MSE is calculated as:

$\text{MSE}=\frac{1}{N}{\displaystyle \sum _{i=1}^N}{\left({\widehat{y}}_i-y_i\right)}^2,$

where $\widehat{y_i}$ denotes the predicted value and $y_i$ denotes the true value. The range is $\left[0,+\infty \right)$, which is equal to 0 when the predicted value exactly matches the true value, i.e., the perfect model; the larger the error, the larger the value.

MAPE is calculated as:

$\text{MAPE}=\frac{100\%}{N}{\displaystyle \sum _{i=1}^N}|\frac{\widehat{y_i}-y_i}{y_i}|,$

where $\widehat{y_i}$ denotes the predicted value and $y_i$ denotes the true value. The range is $\left[0,+\infty \right)$, MAPE of 0% indicates a perfect model, and MAPE greater than 100% indicates a poor model. a smaller MAPE value indicates a better model prediction.

4.3 Experimental settings

In this experiment, we established five comparison models, selecting typical models from various fields as control experiments to be compared with the optimized models, namely, multilayer perceptron (MLP), GRU, XGBoost, support vector regression (SVR), and Informer. These models span a broad spectrum of areas, including simple neural networks, recurrent neural networks, and machine learning, thereby showcasing the superiority of our models.
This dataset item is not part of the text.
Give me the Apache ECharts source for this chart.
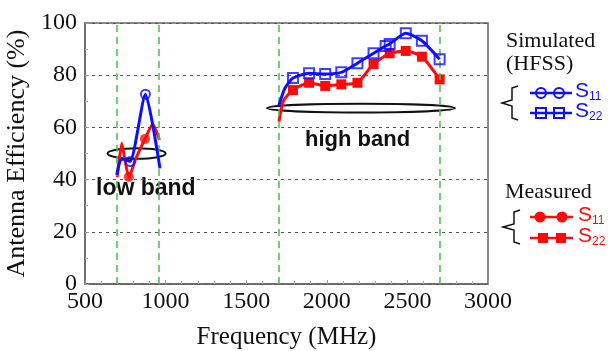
<!DOCTYPE html>
<html>
<head>
<meta charset="utf-8">
<script src="https://cdn.jsdelivr.net/npm/echarts@6/dist/echarts.min.js"></script>
<style>
  html, body { margin: 0; padding: 0; background: #fff; }
  #chart { width: 608px; height: 351px; }
</style>
</head>
<body>
<div id="chart"></div>
<script>
// ---- data ----
// low band, S11 (simulated = blue, measured = red)
const s11SimF = [697, 720, 745, 780, 875, 965];
const s11SimE = [41.8, 47.5, 47.8, 46.9, 72.7, 44.3];
const s11SimMarkF = [780, 875];
const s11SimMarkE = [46.9, 72.7];

const s11MeasF = [700, 728, 748, 772, 815, 872, 920, 962];
const s11MeasE = [41.0, 53.9, 47.5, 41.0, 48.0, 55.6, 61.2, 55.2];
const s11MeasMarkF = [772, 872];
const s11MeasMarkE = [41.0, 55.6];

// high band, S22
const s22SimF = [1700, 1740, 1790, 1890, 1990, 2090, 2190, 2290, 2365, 2390, 2490, 2590, 2700];
const s22SimE = [67.9, 75.0, 78.9, 80.7, 80.5, 81.1, 84.6, 88.4, 91.2, 92.0, 96.1, 93.2, 86.1];
const s22SimMarkF = [1790, 1890, 1990, 2090, 2190, 2290, 2365, 2390, 2490, 2590, 2700];
const s22SimMarkE = [78.9, 80.7, 80.5, 81.1, 84.6, 88.4, 91.2, 92.0, 96.1, 93.2, 86.1];

const s22MeasF = [1703, 1730, 1790, 1890, 1990, 2090, 2190, 2290, 2390, 2490, 2590, 2700];
const s22MeasE = [62.2, 70.0, 74.3, 77.1, 75.9, 76.5, 77.1, 84.3, 88.4, 89.3, 87.1, 78.4];

// band edges (green dashed lines)
const bandEdges = [700, 960, 1700, 2700];
// band ellipses: [centre MHz, centre %, half-width MHz, half-height %]
const bandEllipses = [[820, 50.0, 180, 2.0], [2212, 67.4, 583, 1.7]];

const BLUE = "#0f0fff";
const RED = "#ff0a0a";
const pairs = (xs, ys) => xs.map((x, i) => [x, ys[i]]);

const chart = echarts.init(document.getElementById("chart"));

const serif = "Liberation Serif";
const sans = "Liberation Sans";

// S11 / S22 style label with subscript
const sLabel = (x, y, sub, color) => ({
  type: "text", left: x, top: y,
  style: {
    text: "S{sub|" + sub + "}", font: "21px " + sans, fill: color,
    rich: { sub: { fontSize: 12, fontFamily: sans, fill: color, padding: [10, 0, 0, 0] } },
  },
});

const option = {
  animation: false,
  grid: {
    left: 85, right: 120, top: 23, bottom: 67,
    outerBoundsMode: "none",
    show: true, borderColor: "#666", borderWidth: 1.5,
  },
  xAxis: {
    type: "value",
    min: 500, max: 3000, interval: 500,
    name: "Frequency (MHz)",
    nameLocation: "middle",
    nameGap: 41,
    nameTextStyle: { fontFamily: serif, fontSize: 25, color: "#111" },
    axisLine: { show: true, lineStyle: { color: "#666", width: 1.5 } },
    axisTick: { show: true, inside: true, length: 4, lineStyle: { color: "#999" } },
    minorTick: { show: true, splitNumber: 5, length: 3, lineStyle: { color: "#aaa" } },
    axisLabel: { fontFamily: serif, fontSize: 24, color: "#111", margin: 6, formatter: (v) => String(v) },
    splitLine: { show: false },
  },
  yAxis: {
    type: "value",
    min: 0, max: 100, interval: 20,
    name: "Antenna Efficiency (%)",
    nameLocation: "middle",
    nameGap: 52,
    nameTextStyle: { fontFamily: serif, fontSize: 26, color: "#111" },
    axisLine: { show: true, lineStyle: { color: "#666", width: 1.5 } },
    axisTick: { show: true, inside: true, length: 4, lineStyle: { color: "#999" } },
    minorTick: { show: true, splitNumber: 2, length: 3, lineStyle: { color: "#aaa" } },
    axisLabel: { fontFamily: serif, fontSize: 24, color: "#111", margin: 8 },
    splitLine: { show: true, lineStyle: { color: "#555", type: [3, 4], width: 1.2 } },
  },
  series: [
    {
      type: "line", data: [], z: 1, silent: true,
      markLine: {
        silent: true, symbol: "none", label: { show: false },
        lineStyle: { color: "#3fc43f", type: [7, 5], width: 1.5 },
        data: bandEdges.map((f) => ({ xAxis: f })),
      },
    },
    {
      type: "custom", z: 2, silent: true,
      data: bandEllipses,
      renderItem: (params, api) => {
        const c = api.coord([api.value(0), api.value(1)]);
        const s = api.size([api.value(2), api.value(3)]);
        return {
          type: "ellipse",
          shape: { cx: c[0], cy: c[1], rx: s[0], ry: s[1] },
          style: { fill: null, stroke: "#111", lineWidth: 2 },
        };
      },
    },
    // measured S11 (red, low band)
    {
      type: "line", z: 3, smooth: 0.2, showSymbol: false,
      data: pairs(s11MeasF, s11MeasE),
      lineStyle: { color: RED, width: 3 },
    },
    {
      type: "scatter", z: 4, symbol: "circle", symbolSize: 10,
      data: pairs(s11MeasMarkF, s11MeasMarkE),
      itemStyle: { color: RED },
    },
    // measured S22 (red, high band)
    {
      type: "line", z: 3, smooth: 0.2,
      symbol: "rect", symbolSize: 10, showSymbol: true,
      data: pairs(s22MeasF, s22MeasE).map((p, i) => i < 2 ? { value: p, symbol: "none" } : p),
      lineStyle: { color: RED, width: 3 },
      itemStyle: { color: RED },
    },
    // simulated S11 (blue, low band)
    {
      type: "line", z: 5, smooth: 0.2, showSymbol: false,
      data: pairs(s11SimF, s11SimE),
      lineStyle: { color: BLUE, width: 3 },
    },
    {
      type: "scatter", z: 6, symbol: "circle", symbolSize: 9,
      data: pairs(s11SimMarkF, s11SimMarkE),
      itemStyle: { color: "rgba(0,0,0,0)", borderColor: BLUE, borderWidth: 2 },
    },
    // simulated S22 (blue, high band)
    {
      type: "line", z: 5, smooth: 0.2, showSymbol: false,
      data: pairs(s22SimF, s22SimE),
      lineStyle: { color: BLUE, width: 3 },
    },
    {
      type: "scatter", z: 6, symbol: "rect", symbolSize: 10,
      data: pairs(s22SimMarkF, s22SimMarkE),
      itemStyle: { color: "rgba(0,0,0,0)", borderColor: BLUE, borderWidth: 2 },
    },
  ],
  graphic: [
    // band labels
    { type: "text", left: 96, top: 177, style: { text: "low band", font: "bold 23px " + sans, fill: "#111" } },
    { type: "text", left: 305, top: 129, style: { text: "high band", font: "bold 22px " + sans, fill: "#111" } },

    // legend: Simulated (HFSS)
    { type: "text", left: 506, top: 30, style: { text: "Simulated", font: "22px " + serif, fill: "#111" } },
    { type: "text", left: 506, top: 53, style: { text: "(HFSS)", font: "22px " + serif, fill: "#111" } },
    { type: "polyline", shape: { points: [[518, 86], [512, 88], [512, 100], [502, 103], [512, 106], [512, 118], [518, 120]] },
      style: { fill: null, stroke: "#111", lineWidth: 1.5 } },
    { type: "line", shape: { x1: 530, y1: 93, x2: 572, y2: 93 }, style: { stroke: BLUE, lineWidth: 2.5 } },
    { type: "circle", shape: { cx: 541, cy: 93, r: 5 }, style: { fill: null, stroke: BLUE, lineWidth: 2 } },
    { type: "circle", shape: { cx: 559, cy: 93, r: 5 }, style: { fill: null, stroke: BLUE, lineWidth: 2 } },
    sLabel(575, 81, "11", BLUE),
    { type: "line", shape: { x1: 530, y1: 113, x2: 572, y2: 113 }, style: { stroke: BLUE, lineWidth: 2.5 } },
    { type: "rect", shape: { x: 536, y: 108, width: 10, height: 10 }, style: { fill: null, stroke: BLUE, lineWidth: 2 } },
    { type: "rect", shape: { x: 554, y: 108, width: 10, height: 10 }, style: { fill: null, stroke: BLUE, lineWidth: 2 } },
    sLabel(575, 101, "22", BLUE),

    // legend: Measured
    { type: "text", left: 505, top: 181, style: { text: "Measured", font: "22px " + serif, fill: "#111" } },
    { type: "polyline", shape: { points: [[520, 210], [514, 212], [514, 224], [503, 227], [514, 230], [514, 242], [520, 244]] },
      style: { fill: null, stroke: "#111", lineWidth: 1.5 } },
    { type: "line", shape: { x1: 530, y1: 217, x2: 573, y2: 217 }, style: { stroke: RED, lineWidth: 2.5 } },
    { type: "circle", shape: { cx: 540, cy: 217, r: 5.5 }, style: { fill: RED } },
    { type: "circle", shape: { cx: 562, cy: 217, r: 5.5 }, style: { fill: RED } },
    sLabel(578, 205, "11", RED),
    { type: "line", shape: { x1: 530, y1: 238, x2: 573, y2: 238 }, style: { stroke: RED, lineWidth: 2.5 } },
    { type: "rect", shape: { x: 538, y: 233, width: 10, height: 10 }, style: { fill: RED } },
    { type: "rect", shape: { x: 556, y: 233, width: 10, height: 10 }, style: { fill: RED } },
    sLabel(578, 226, "22", RED),
  ],
};

chart.setOption(option);
</script>
</body>
</html>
Following numerous adjustments and iterative validations, we identified the optimal parameters for each model to achieve relatively improved results. The parameters selected for optimal prediction performance in each model are as follows: For MLP, the activation function “relu” $(f(x)=\max \left(0,x\right))$ outperformed “identity” and “logistic” in actual predictions. Additionally, the default regularization parameter “alpha” was increased from 0.0001 to 0.01. In GRU, setting the time step “look_back” to 2 did not yield significant predictions, while values greater than 3 did not notably enhance prediction effectiveness. Consequently, we set “look_back” to 3, indicating that the first 3 inputs are used to predict the 4th. Furthermore, the ‘epochs’ parameter of GRU was set to 200 to minimize loss. For XGBoost, the booster parameter utilized the tree model gbtree as the base classifier. The L1 regularization parameter for weights was adjusted to 0.01 to enhance algorithm speed in high dimensions, and “look_back” exhibited optimal performance when set to 5. The SVR model employed a radial-basis function, which maps the original space to an infinite-dimensional space and demonstrates superior performance across large and small sample sizes. Compared to “linear”, the “sigmoid” function exhibited significantly enhanced predictive effects on the flow series. The relevant parameters for the Informer model align with the settings described in the original paper.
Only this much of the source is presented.